The VNC service is meant to transports input (mouse, keyboard) from the client to the server and output (an image) from the server to the client. This does not need to have anything to with X. For example in virtualization VNC is often used to make the "physical" terminal of a virtual machine remotely accessible.

The X11 System is much more complex than that and programs use it to interact with the Xserver and with each other. In wording in the X world is a little unintuitive at first so the meaning of output, seat, screen, display, server, client need to be learned and deserve some consideration.

To your question: an Xdisplay is the logical core of any X instance. When you start a program that program is a Xclient and connects to the provided display of an Xserver. :1.0 is actually an abreviation and means "display 1 at localhost". You can provide a hostname or IP-address e.g.
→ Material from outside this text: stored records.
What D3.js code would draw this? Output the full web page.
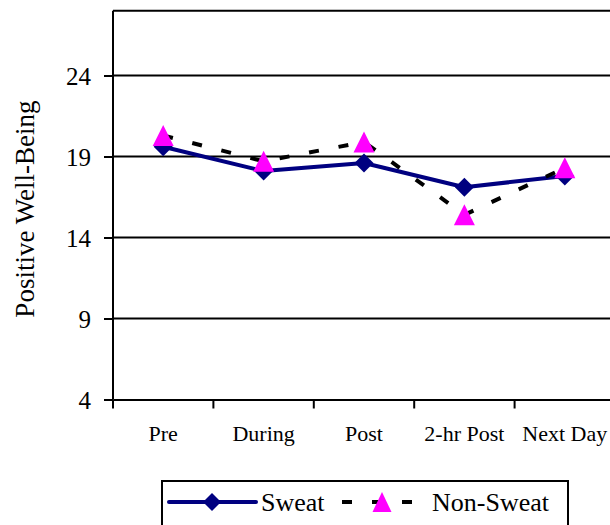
<!DOCTYPE html>
<html>
<head>
<meta charset="utf-8">
<script src="https://cdn.jsdelivr.net/npm/d3@7"></script>
<style>
  body { margin: 0; background: #fff; }
  svg text { font-family: "Liberation Serif", "Times New Roman", Times, serif; fill: #000; }
</style>
</head>
<body>
<script>
// Positive well-being, sweat vs non-sweat sessions

const w = 610;
const h = 525;

const categories = ["Pre", "During", "Post", "2-hr Post", "Next Day"];
const sweat = [19.6, 18.1, 18.6, 17.1, 17.8];
const nonSweat = [20.3, 18.7, 19.9, 15.4, 18.3];
const yTicks = [4, 9, 14, 19, 24];

const plotL = 113, plotR = 615, plotT = 10.7, plotB = 399.5;
const serif = "'Liberation Serif', 'Times New Roman', Times, serif";

const svg = d3.select("body")
  .append("svg")
  .attr("width", w)
  .attr("height", h)
  .style("font-family", serif);

const x_scale = d3.scaleBand()
  .domain(categories)
  .range([plotL, plotR]);

const y_scale = d3.scaleLinear()
  .domain([4, 28])
  .range([plotB, plotT]);

const cx = d => x_scale(d) + x_scale.bandwidth() / 2;

// gridlines + top border
svg.append("g")
  .selectAll("line")
  .data(yTicks.slice(1).concat([28]))
  .enter()
  .append("line")
  .attr("x1", plotL)
  .attr("x2", plotR)
  .attr("y1", d => y_scale(d))
  .attr("y2", d => y_scale(d))
  .attr("stroke", "#000")
  .attr("stroke-width", 2);

// y axis
const y_axis = d3.axisLeft(y_scale)
  .tickValues(yTicks)
  .tickSize(9)
  .tickPadding(13)
  .tickSizeOuter(0);

const yg = svg.append("g")
  .attr("transform", `translate(${plotL},0)`)
  .call(y_axis)
  .attr("font-family", serif);
yg.select(".domain").attr("stroke", "#000").attr("stroke-width", 2)
  .attr("d", `M0,${y_scale(28)}V${plotB}`);
yg.selectAll(".tick line").attr("stroke", "#000").attr("stroke-width", 2);
yg.selectAll(".tick text")
  .attr("font-size", 25)
  .attr("dy", "0.34em");

// x axis
const x_axis = d3.axisBottom(x_scale)
  .tickSize(0)
  .tickPadding(26)
  .tickSizeOuter(0);

const xg = svg.append("g")
  .attr("transform", `translate(0,${plotB})`)
  .call(x_axis)
  .attr("font-family", serif);
xg.select(".domain").attr("stroke", "#000").attr("stroke-width", 2);
xg.selectAll(".tick text")
  .attr("font-size", 22);

// category boundary ticks
xg.selectAll(".bound")
  .data(categories.map(c => x_scale(c)).concat([plotR]))
  .enter()
  .append("line")
  .attr("class", "bound")
  .attr("x1", d => d)
  .attr("x2", d => d)
  .attr("y1", 0)
  .attr("y2", 9)
  .attr("stroke", "#000")
  .attr("stroke-width", 2);

// y title
svg.append("text")
  .attr("transform", `translate(34,${(plotT + plotB) / 2 + 4}) rotate(-90)`)
  .attr("text-anchor", "middle")
  .attr("font-size", 27)
  .text("Positive Well-Being");

const diamond = r => `M0,${-r}L${r},0L0,${r}L${-r},0Z`;
const triangle = (hw, hh) => `M0,${-hh}L${hw},${hh}L${-hw},${hh}Z`;

const line = d3.line()
  .x((d, i) => cx(categories[i]))
  .y(d => y_scale(d));

// Sweat series
svg.append("path")
  .datum(sweat)
  .attr("d", line)
  .attr("fill", "none")
  .attr("stroke", "#000080")
  .attr("stroke-width", 4)
  .attr("stroke-linejoin", "round");

svg.selectAll(".sw")
  .data(sweat)
  .enter()
  .append("path")
  .attr("class", "sw")
  .attr("d", diamond(9.5))
  .attr("transform", (d, i) => `translate(${cx(categories[i])},${y_scale(d)})`)
  .attr("fill", "#000080");

// Non-Sweat series
svg.append("path")
  .datum(nonSweat)
  .attr("d", line)
  .attr("fill", "none")
  .attr("stroke", "#000")
  .attr("stroke-width", 4)
  .attr("stroke-dasharray", "10,20");

svg.selectAll(".ns")
  .data(nonSweat)
  .enter()
  .append("path")
  .attr("class", "ns")
  .attr("d", triangle(10.5, 10.5))
  .attr("transform", (d, i) => `translate(${cx(categories[i])},${y_scale(d)})`)
  .attr("fill", "#ff00ff");

// legend
const lg = svg.append("g");
lg.append("rect")
  .attr("x", 162).attr("y", 481)
  .attr("width", 406).attr("height", 60)
  .attr("fill", "#fff")
  .attr("stroke", "#000")
  .attr("stroke-width", 2);

lg.append("line")
  .attr("x1", 169).attr("x2", 256)
  .attr("y1", 502).attr("y2", 502)
  .attr("stroke", "#000080").attr("stroke-width", 4)
  .attr("stroke-linecap", "round");
lg.append("path")
  .attr("d", diamond(9))
  .attr("transform", "translate(212,502)")
  .attr("fill", "#000080");
lg.append("text")
  .attr("x", 261).attr("y", 511)
  .attr("font-size", 26)
  .text("Sweat");

lg.append("line")
  .attr("x1", 342).attr("x2", 413)
  .attr("y1", 502).attr("y2", 502)
  .attr("stroke", "#000").attr("stroke-width", 4)
  .attr("stroke-dasharray", "10,20");
lg.append("path")
  .attr("d", triangle(9.5, 10))
  .attr("transform", "translate(382,502)")
  .attr("fill", "#ff00ff");
lg.append("text")
  .attr("x", 432).attr("y", 511)
  .attr("font-size", 26)
  .text("Non-Sweat");
</script>
</body>
</html>
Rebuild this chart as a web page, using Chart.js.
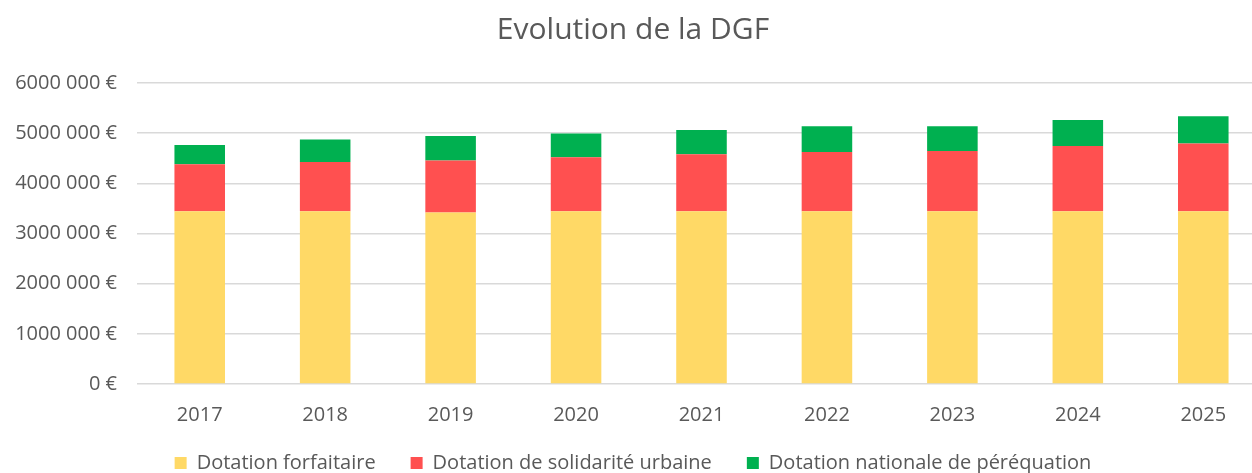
<!DOCTYPE html>
<html>
<head>
<meta charset="utf-8">
<script src="https://cdn.jsdelivr.net/npm/chart.js@4/dist/chart.umd.min.js"></script>
<style>
  html, body { margin: 0; padding: 0; background: #fff; overflow: hidden; }
  #wrap { width: 1286px; height: 473px; }
</style>
</head>
<body>
<div id="wrap"><canvas id="canvas"></canvas></div>
<script>
// data
var years = ['2017', '2018', '2019', '2020', '2021', '2022', '2023', '2024', '2025'];
var forfaitaire = [3445000, 3445000, 3418000, 3445000, 3445000, 3445000, 3445000, 3445000, 3445000];
var solidarite = [936000, 982000, 1036000, 1075000, 1135000, 1181000, 1201000, 1301000, 1348000];
var perequation = [384000, 445000, 491000, 472000, 484000, 511000, 491000, 517000, 544000];
var tickLabels = ['0 €', '1000 000 €', '2000 000 €', '3000 000 €', '4000 000 €', '5000 000 €', '6000 000 €'];

var grey = '#595959';
Chart.defaults.font.family = "'Open Sans', sans-serif";
Chart.defaults.color = grey;

// the x axis box is kept short so the legend sits lower; let its labels draw past it
var unclipX = {
    id: 'unclipX',
    afterLayout: function (chart) {
        chart.scales.x.bottom = chart.height;
    }
};

var config = {
    type: 'bar',
    data: {
        labels: years,
        datasets: [
            { label: 'Dotation forfaitaire', data: forfaitaire, backgroundColor: '#FFD966' },
            { label: 'Dotation de solidarité urbaine', data: solidarite, backgroundColor: '#FF5050' },
            { label: 'Dotation nationale de péréquation', data: perequation, backgroundColor: '#00B050' }
        ]
    },
    options: {
        responsive: false,
        animation: false,
        layout: { padding: { left: 0, right: 20, top: 0, bottom: -10 } },
        datasets: { bar: { categoryPercentage: 1, barPercentage: 0.403 } },
        plugins: {
            title: {
                display: true,
                text: 'Evolution de la DGF',
                color: grey,
                font: { size: 30, weight: 'normal' },
                padding: { top: 12, bottom: 35 }
            },
            legend: {
                position: 'bottom',
                labels: {
                    boxWidth: 12,
                    boxHeight: 12,
                    padding: 35,
                    color: grey,
                    font: { size: 20 }
                }
            },
            tooltip: { enabled: false }
        },
        scales: {
            x: {
                stacked: true,
                afterFit: function (scale) { scale.height = 34; },
                grid: { display: false, drawTicks: false },
                border: { display: false },
                ticks: { padding: 19, color: grey, font: { size: 20 } }
            },
            y: {
                stacked: true,
                min: 0,
                max: 6000000,
                afterFit: function (scale) { scale.width = 137; },
                grid: { color: '#D9D9D9', lineWidth: 1.5, drawTicks: false },
                border: { display: false },
                ticks: {
                    stepSize: 1000000,
                    padding: 20,
                    color: grey,
                    font: { size: 20 },
                    callback: function (value) { return tickLabels[Math.round(value / 1000000)]; }
                }
            }
        }
    },
    plugins: [unclipX]
};

var canvas = document.getElementById('canvas');
canvas.width = 1286;
canvas.height = 473;
new Chart(canvas, config);
</script>
</body>
</html>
DISPLAY=192.168.1.2:3.0 to have the program you are about start connect to Xdisplay 3 at the (remote) computer with the given IP-address.

X and VNC are two totally different services implemented for different purposes with different goals. (One may argue that some/most VNC goals were also goals when developing X, but that's rather academic and very in depth.)

When using Xvncserver both concepts are combined back to back. So there is an Xserver with which Xclients communicate "the normal way" but instead of using the hardware available to interact with a user, the Xvncserverit implements a VNC server, to which a VNC client can connect.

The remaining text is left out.